Many, unknowingly, are trying to effectively and meaningfully teach while their bodies are in “the red zone," or with an activated sympathetic nervous system. It’s no wonder they leave each day feeling completely drained—if their body is in survival mode, trying to fulfill those daily demands will certainly deplete them.

Our sympathetic nervous systems energize us in moments of danger by putting our bodies’ functions on high alert (rushing adrenaline, increasing heart rate, etc.). It’s our “fight or flight” state; it’s not conducive to teaching.

So what starts to happen when teachers try to do their job with a dysregulated nervous system? They might react without thinking, judge without clarifying, oppose without conversation, yell without warning—all of which happen at school and home. Their tolerance of stressful situations is lower. Students' comments and misbehaviors feel more aggravating. They lose steam to meaningfully communicate with their classes or coworkers. They feel annoyed for no particular reason. We’ve all been there. Think about it—your nervous system determines your thoughts, actions, and feelings—so, basically all of your human experiences. If a teacher’s nervous system is dysregulated, then of course they are reacting this way.

This awareness should be a nonegotiable for educators. Why? Because they are responsible for the students in front of them. Think about it—students feels safe when their teachers feel safe. Students feel inspired when their teachers feel inspired. Students feel happy when their teachers feel happy. Students are taken care of when their teachers are taken care of. Our future depends on our students. And our students depend on our teachers. If our teachers are constantly in a state of fight or flight, they will never be able to be the teachers they want to be, or the teachers their students deserve. 

The good news is that we can instantly (yes, instantly) shift our mental and emotional state by activating the parasympathetic nervous system (rest and digest), so that we can feel calm, grounded, and peaceful. How? Our breath. Yep—that’s it. This natural reset button is available anytime, anywhere. Your well-being depends on effectively regulating your nervous system, so it’s immensely important to consistently practice this, and summer break is the perfect time to start.

By practicing deep breathing techniques in the summer, you are building mind-body awareness. Your mind will start to identify the moments you are physically feeling dysregulated. It will become instinctual to react to these moments by breathing. This is key for preparing for those stressful moments that inevitably occur in the school year.

So, this summer, hit the reset button as often as you need to—give your body a chance to rest and repair and you will be ready to take on any stressors the upcoming school year throws at you. This is truly the first step to tackling teacher burnout. 

You deserve this! 

 

WHOLE TEACHER TOOLBOXAnswer this motivational question and implement these opportunities to grow your Whole Teacher toolbox. 

Motivational Question:

How do you know when your nervous system is dysregulated (consider your thoughts, emotions, and actions)?

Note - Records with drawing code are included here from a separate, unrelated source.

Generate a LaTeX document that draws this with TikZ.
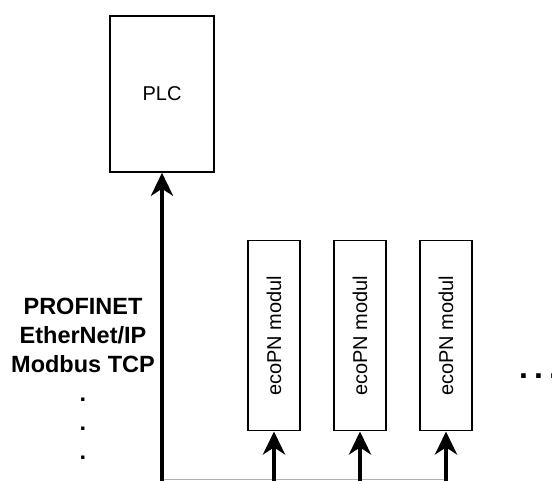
\documentclass[tikz,border=0pt]{standalone}
\usepackage{fontspec}
\setmainfont{Liberation Sans}
\usepackage{graphicx}
\usetikzlibrary{arrows.meta,positioning,calc}

\begin{document}
\begin{tikzpicture}[x=1pt,y=-1pt,
	box/.style={draw,line width=1.5pt,inner sep=0pt},
	modbox/.style={box,minimum width=52pt,minimum height=190pt,font=\fontsize{20}{24}\selectfont},
	bus/.style={line width=4pt,-{Stealth[length=23pt,width=22pt,inset=7pt]}}]
	\useasboundingbox (0,0) rectangle (552,480);
	
	% controller
	\node[box,minimum width=104pt,minimum height=156pt,font=\fontsize{20}{24}\selectfont] (plc) at (162,94) {PLC};
	
	% field modules
	\node[modbox] (m1) at (274,335.7) {\rotatebox{90}{ecoPN modul}};
	\node[modbox] (m2) at (360,335.7) {\rotatebox{90}{ecoPN modul}};
	\node[modbox] (m3) at (446,335.7) {\rotatebox{90}{ecoPN modul}};
	
	% bus feed points
	\coordinate (b0) at (162,481);
	\coordinate (b1) at (274,481);
	\coordinate (b2) at (360,481);
	\coordinate (b3) at (446,481);
	
	% thin bus line at the bottom
	\draw[gray!60,line width=1pt] (162,479) -- (446,479);
	
	% arrows
	\draw[bus] (b0) -- (plc.south);
	\draw[bus] (b1) -- (m1.south);
	\draw[bus] (b2) -- (m2.south);
	\draw[bus] (b3) -- (m3.south);
	
	\node[anchor=north,inner sep=0pt,align=center,font=\bfseries\fontsize{23.5}{29}\selectfont] (proto) at (83,297.5) {PROFINET\\EtherNet/IP\\Modbus TCP\\.\\.\\.};
	
	\node[anchor=base west,inner sep=0pt,font=\bfseries\fontsize{32}{36}\selectfont] (more) at (519,378.5) {.\kern6.1pt.\kern6.1pt.};
\end{tikzpicture}
\end{document}
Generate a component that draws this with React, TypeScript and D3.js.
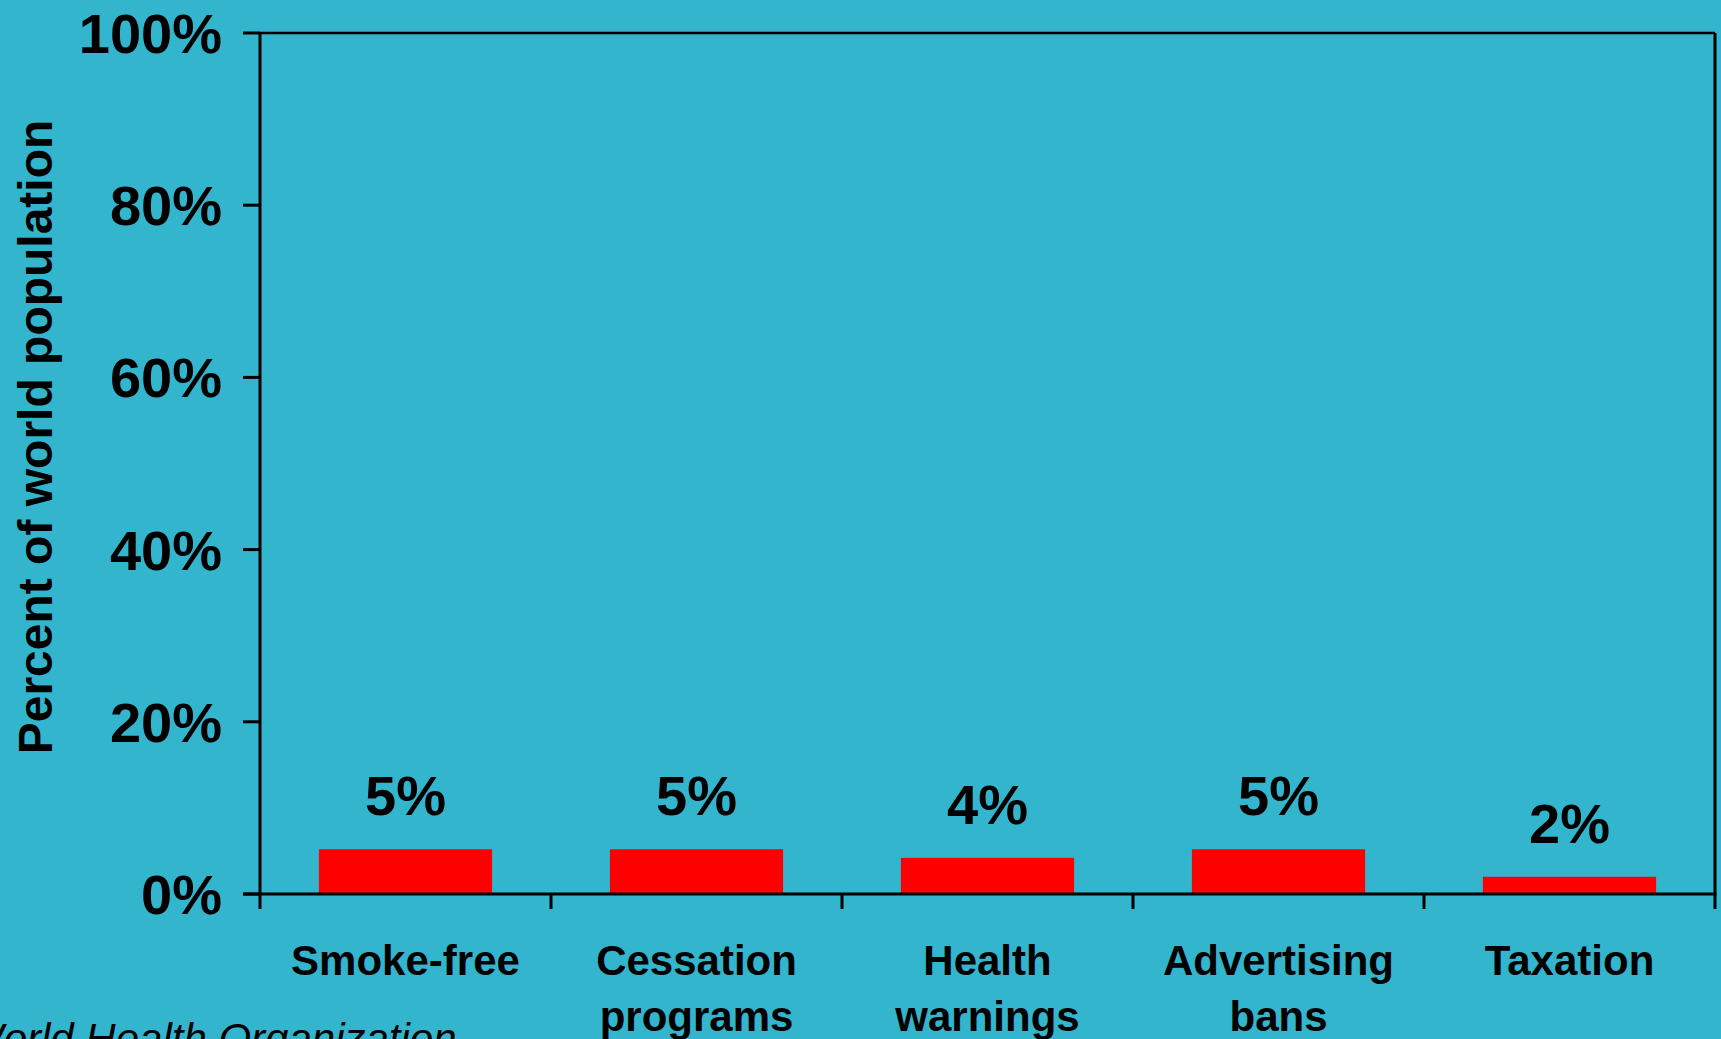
import React from "react";
import * as d3 from "d3";

const categories: string[][] = [
  ["Smoke-free"],
  ["Cessation", "programs"],
  ["Health", "warnings"],
  ["Advertising", "bans"],
  ["Taxation"],
];
const values: number[] = [5.2, 5.2, 4.2, 5.2, 2.0];
const valueLabels: string[] = ["5%", "5%", "4%", "5%", "2%"];
const yTicks: number[] = [0, 20, 40, 60, 80, 100];
const yTitle = "Percent of world population";
const source = "World Health Organization";

const W = 1721;
const H = 1039;
const left = 260;
const right = 1715;
const top = 33;
const bottom = 894;
const BG = "#33B5CE";
const FONT = "'Liberation Sans', Arial, Helvetica, sans-serif";

export default function App() {
  const idx = categories.map((_, i) => String(i));
  const x = d3.scaleBand<string>().domain(idx).range([left, right]).paddingInner(0.405).paddingOuter(0.2025);
  const step = (right - left) / categories.length;
  const y = d3.scaleLinear().domain([0, 100]).range([bottom, top]);
  const boundaries = d3.range(categories.length + 1).map((i) => left + i * step);

  return (
    <svg
      width={W}
      height={H}
      style={{ position: "absolute", left: 0, top: 0, display: "block" }}
      fontFamily={FONT}
    >
      <rect x={0} y={0} width={W} height={H} fill={BG} />
      {/* bars */}
      {values.map((v, i) => (
        <rect
          key={i}
          x={x(String(i))}
          y={y(v)}
          width={x.bandwidth()}
          height={y(0) - y(v)}
          fill="#FF0000"
        />
      ))}
      {/* value labels */}
      {values.map((v, i) => (
        <text
          key={"l" + i}
          x={(x(String(i)) as number) + x.bandwidth() / 2}
          y={y(v) - 34}
          textAnchor="middle"
          fontSize={56}
          fontWeight="bold"
          fill="#000"
        >
          {valueLabels[i]}
        </text>
      ))}
      {/* plot frame */}
      <line x1={left} x2={right} y1={top} y2={top} stroke="#000" strokeWidth={2.5} />
      <line x1={right} x2={right} y1={top} y2={bottom} stroke="#000" strokeWidth={3} />
      <line x1={left} x2={left} y1={top} y2={bottom} stroke="#000" strokeWidth={3} />
      <line x1={left - 17} x2={right + 1.5} y1={bottom} y2={bottom} stroke="#000" strokeWidth={3} />
      {/* y ticks */}
      {yTicks.map((t) => (
        <g key={"t" + t}>
          <line x1={left - 17} x2={left} y1={y(t)} y2={y(t)} stroke="#000" strokeWidth={3} />
          <text
            x={222}
            y={y(t) + 20}
            textAnchor="end"
            fontSize={56}
            fontWeight="bold"
            fill="#000"
          >
            {t + "%"}
          </text>
        </g>
      ))}
      {/* x ticks */}
      {boundaries.map((bx, i) => (
        <line key={"xt" + i} x1={bx} x2={bx} y1={bottom} y2={bottom + 15} stroke="#000" strokeWidth={3} />
      ))}
      {/* category labels */}
      {categories.map((lines, i) => (
        <text
          key={"c" + i}
          x={(x(String(i)) as number) + x.bandwidth() / 2}
          y={975}
          textAnchor="middle"
          fontSize={42}
          fontWeight="bold"
          fill="#000"
        >
          {lines.map((ln, j) => (
            <tspan key={j} x={(x(String(i)) as number) + x.bandwidth() / 2} dy={j === 0 ? 0 : 56}>
              {ln}
            </tspan>
          ))}
        </text>
      ))}
      {/* y title */}
      <text
        transform={`translate(52, 437) rotate(-90)`}
        textAnchor="middle"
        fontSize={48}
        fontWeight="bold"
        fill="#000"
      >
        {yTitle}
      </text>
      {/* source */}
      <text x={-36} y={1053} fontSize={42} fontStyle="italic" fill="#000">
        {source}
      </text>
    </svg>
  );
}
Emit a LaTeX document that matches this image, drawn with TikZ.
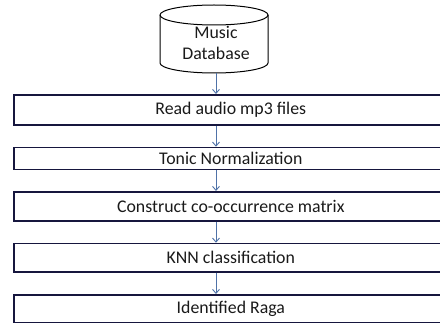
\documentclass[tikz,border=0pt]{standalone}
\usepackage{fontspec}
\setmainfont{Carlito}
\usetikzlibrary{arrows.meta}
\definecolor{boxline}{HTML}{16163E}
\definecolor{arrowc}{HTML}{4F72A8}
\definecolor{txt}{HTML}{1A1A1A}
\begin{document}
\begin{tikzpicture}[x=1pt,y=-1pt,
  stepbox/.style={draw=boxline, line width=1.6pt, rectangle, anchor=north west,
    minimum width=434pt, inner sep=0pt, text=txt, font=\fontsize{17.8}{21}\selectfont},
  arr/.style={draw=arrowc, line width=0.9pt, -{Straight Barb[length=4pt,width=7pt]}}]
\useasboundingbox (0,0) rectangle (440,323);
\clip (0,0) rectangle (440,323);
\fill[white] (0,0) rectangle (440,323);
% cylinder
\draw[black, line width=1pt] (160,15) arc[start angle=180, end angle=-180, x radius=54, y radius=10];
\draw[black, line width=1pt] (160,15) -- (160,63) arc[start angle=180, end angle=0, x radius=54, y radius=10] -- (268,15);
\node[text=txt, inner sep=0pt, align=center, font=\fontsize{17.8}{21}\selectfont] (db) at (216,43) {Music\\Database};
\coordinate (dbbot) at (216,73);
% boxes
\node[stepbox, minimum height=30pt] (b1) at (13,94) {Read audio mp3 files};
\node[stepbox, minimum height=22pt] (b2) at (13,146.7) {Tonic Normalization};
\node[stepbox, minimum height=29pt] (b3) at (13,191) {Construct co-occurrence matrix};
\node[stepbox, minimum height=28.3pt] (b4) at (13,242.7) {KNN classification};
\node[stepbox, minimum height=28pt] (b5) at (13,294) {Identified Raga};
% arrows
\draw[arr] (dbbot) -- (dbbot |- b1.north);
\draw[arr] (dbbot |- b1.south) -- (dbbot |- b2.north);
\draw[arr] (dbbot |- b2.south) -- (dbbot |- b3.north);
\draw[arr] (dbbot |- b3.south) -- (dbbot |- b4.north);
\draw[arr] (dbbot |- b4.south) -- (dbbot |- b5.north);
\end{tikzpicture}
\end{document}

Are your reactions different in the classroom compared to at home?

Opportunities to Try:

    1. Building awareness is key to starting a consistent breathing practice. During the summer, when you have a bit more clarity and “space” to breathe, start to recognize what moments send you into overdrive. You might start to see some similarities—maybe it’s loud moments or moments where procrastination is winning. Maybe it’s moments when your to-do list feels too overwhelming or your confidence feels low. Start to consider which of these moments are also appearing during the school year.
    2. Once you can quickly identify the moments you start to feel dysregulated, practice breathing immediately. Particularly if you are a parent, quiet moments are not always going to appear during the summer (and they will definitely not always appear during the school year). So, even with chaos around you, practice closing your eyes, inhaling calmly through the nose expanding your belly, and exhale slowly through your mouth.